Решите систему уравнений x^2-y^2=4*(x+y); 1/(5x-4y)=1/9.

\[\left\{ \begin{matrix} x^{2} - y^{2} = 4(x + y) \\ \frac{1}{5x - 4y} = \frac{1}{9}\text{\ \ \ \ \ \ \ \ \ \ \ \ \ \ \ } \\ \end{matrix} \right.\ \]

\[\left\{ \begin{matrix} (x + y)(x - y - 4) = 0 \\ 5x - 4y = 9\ \ \ \ \ \ \ \ \ \ \ \ \ \ \ \ \ \ \ \ \\ \end{matrix} \right.\ \]

\[1)\left\{ \begin{matrix} x + y = 0\ \ \ \ \ \\ 5x - 4y = 9 \\ \end{matrix} \right.\ \ \]

\[x = - y:\]

\[- 5y - 4y = - 9\]

\[- 9y = - 9\]

\[y = 1.\]

\[\left\{ \begin{matrix} y = 1\ \ \\ x = - 1 \\ \end{matrix} \right.\ \]
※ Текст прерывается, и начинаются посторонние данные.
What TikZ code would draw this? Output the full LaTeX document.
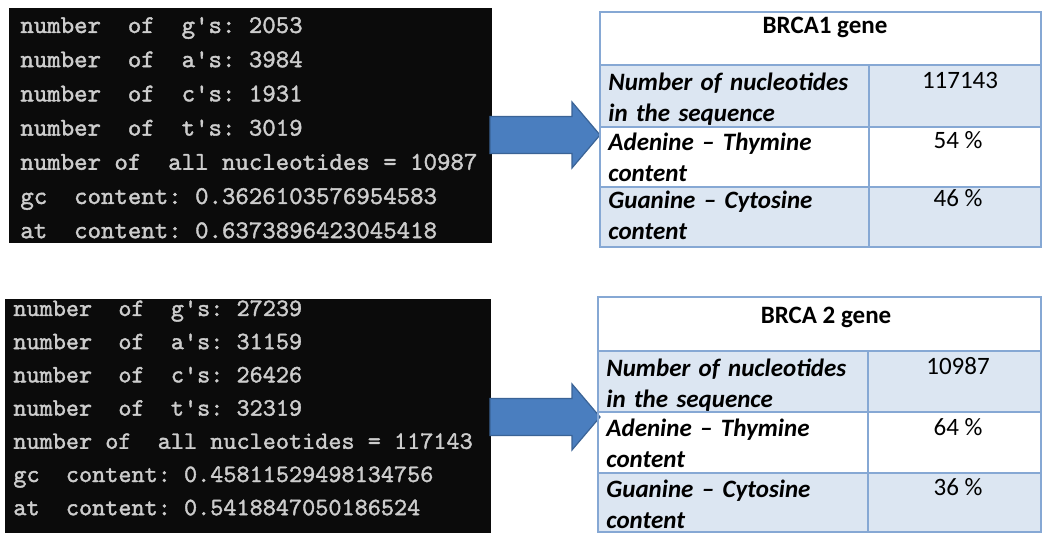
\documentclass[tikz,border=0pt]{standalone}
\usepackage{fontspec}
\setmainfont{Carlito}
\newfontfamily\termfont{lmmono10-regular.otf}[FakeBold=1.5]
\usetikzlibrary{calc}

\definecolor{termbg}{HTML}{0B0B0B}
\definecolor{termtxt}{HTML}{CDCDCD}
\definecolor{arrowblue}{HTML}{4A7EBF}
\definecolor{arrowedge}{HTML}{3A6396}
\definecolor{gridblue}{HTML}{86A8D4}
\definecolor{cellfill}{HTML}{DCE6F2}
% one blank of the terminal font
\newcommand\tsp{\hphantom{0}}

\begin{document}
\begin{tikzpicture}[x=0.5pt,y=-0.5pt,
	termtext/.style={anchor=base west, inner sep=0pt, align=left, text width=240pt, text=termtxt},
	gridline/.style={draw=gridblue, line width=1pt},
	rowlabel/.style={anchor=base west, inner sep=0pt, align=left, text width=128pt, font=\bfseries\itshape\fontsize{12.5}{15.5}\selectfont},
	cellvalue/.style={anchor=base, inner sep=0pt, font=\fontsize{12.5}{15.5}\selectfont},
	tablehead/.style={anchor=base, inner sep=0pt, font=\bfseries\fontsize{12.5}{15.5}\selectfont},
	bigarrow/.style={fill=arrowblue, draw=arrowedge, line width=0.6pt, line join=miter}]
			%%%%% START %%%%%
			\useasboundingbox (0, 0) rectangle (1042, 533);
			
			% first terminal
			\fill[termbg] (9, 8) rectangle (492, 243);
			\node[termtext, font=\termfont\fontsize{12.8}{17.1}\selectfont] (term1) at (20, 33) {%
				number\tsp\tsp of\tsp\tsp g\textquotesingle s:\tsp 2053\\
				number\tsp\tsp of\tsp\tsp a\textquotesingle s:\tsp 3984\\
				number\tsp\tsp of\tsp\tsp c\textquotesingle s:\tsp 1931\\
				number\tsp\tsp of\tsp\tsp t\textquotesingle s:\tsp 3019\\
				number\tsp of\tsp\tsp all\tsp nucleotides\tsp =\tsp 10987\\
				gc\tsp\tsp content:\tsp 0.3626103576954583\\
				at\tsp\tsp content:\tsp 0.6373896423045418};
			
			% second terminal
			\fill[termbg] (5, 299) rectangle (491, 533);
			\node[termtext, font=\termfont\fontsize{12.5}{16.6}\selectfont] (term2) at (13, 316) {%
				number\tsp\tsp of\tsp\tsp g\textquotesingle s:\tsp 27239\\
				number\tsp\tsp of\tsp\tsp a\textquotesingle s:\tsp 31159\\
				number\tsp\tsp of\tsp\tsp c\textquotesingle s:\tsp 26426\\
				number\tsp\tsp of\tsp\tsp t\textquotesingle s:\tsp 32319\\
				number\tsp of\tsp\tsp all\tsp nucleotides\tsp =\tsp 117143\\
				gc\tsp\tsp content:\tsp 0.45811529498134756\\
				at\tsp\tsp content:\tsp 0.5418847050186524};
			
			% arrows
			\coordinate (a1s) at (490, 135);
			\coordinate (a1e) at (600, 135);
			\draw[bigarrow] ($(a1s)+(0,-18.5)$) -- ++(82,0) -- ++(0,-14.5) -- (a1e)
				-- ++(-28,33) -- ++(0,-14.5) -- ($(a1s)+(0,18.5)$) -- cycle;
			\coordinate (a2s) at (490, 417);
			\coordinate (a2e) at (600, 417);
			\draw[bigarrow] ($(a2s)+(0,-18.5)$) -- ++(82,0) -- ++(0,-14.5) -- (a2e)
				-- ++(-28,33) -- ++(0,-14.5) -- ($(a2s)+(0,18.5)$) -- cycle;
			
			% first table
			\fill[cellfill] (600, 65) rectangle (1041, 127);
			\fill[cellfill] (600, 187) rectangle (1041, 247);
			\draw[gridline] (600, 12) rectangle (1041, 247);
			\draw[gridline] (600, 65) -- (1041, 65);
			\draw[gridline] (600, 127) -- (1041, 127);
			\draw[gridline] (600, 187) -- (1041, 187);
			\draw[gridline] (869, 65) -- (869, 247);
			\node[tablehead] (head1) at (825, 34) {BRCA1 gene};
			\node[rowlabel] (nuc1) at (608, 91) {Number of nucleotides\\in the sequence};
			\node[cellvalue] (nucv1) at (960, 89) {117143};
			\node[rowlabel] (at1) at (608, 151) {Adenine – Thymine\\content};
			\node[cellvalue] (atv1) at (958, 149) {54 \%};
			\node[rowlabel] (gc1) at (608, 209) {Guanine – Cytosine\\content};
			\node[cellvalue] (gcv1) at (958, 207) {46 \%};
			
			% second table
			\fill[cellfill] (598, 351) rectangle (1041, 412);
			\fill[cellfill] (598, 473) rectangle (1041, 532);
			\draw[gridline] (598, 297) rectangle (1041, 532);
			\draw[gridline] (598, 351) -- (1041, 351);
			\draw[gridline] (598, 412) -- (1041, 412);
			\draw[gridline] (598, 473) -- (1041, 473);
			\draw[gridline] (868, 351) -- (868, 532);
			\node[tablehead] (head2) at (826, 324) {BRCA 2 gene};
			\node[rowlabel] (nuc2) at (606, 377) {Number of nucleotides\\in the sequence};
			\node[cellvalue] (nucv2) at (958, 375) {10987};
			\node[rowlabel] (at2) at (606, 437) {Adenine – Thymine\\content};
			\node[cellvalue] (atv2) at (958, 435) {64 \%};
			\node[rowlabel] (gc2) at (606, 497) {Guanine – Cytosine\\content};
			\node[cellvalue] (gcv2) at (958, 495) {36 \%};
			%%%%% END %%%%%
\end{tikzpicture}
\end{document}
\[2)\ \left\{ \begin{matrix} x - y = 4\ \ \ \ \ \\ 5x - 4y = 9 \\ \end{matrix} \right.\ \]

\[x = 4 + y\]

\[5(4 + y) - 4y = 9\]

\[20 + 5y - 4y = 9\]

\[y = - 11;\]

\[x = 4 - 11 = - 7.\]

\[Ответ:( - 1;1);( - 7;\ - 11).\]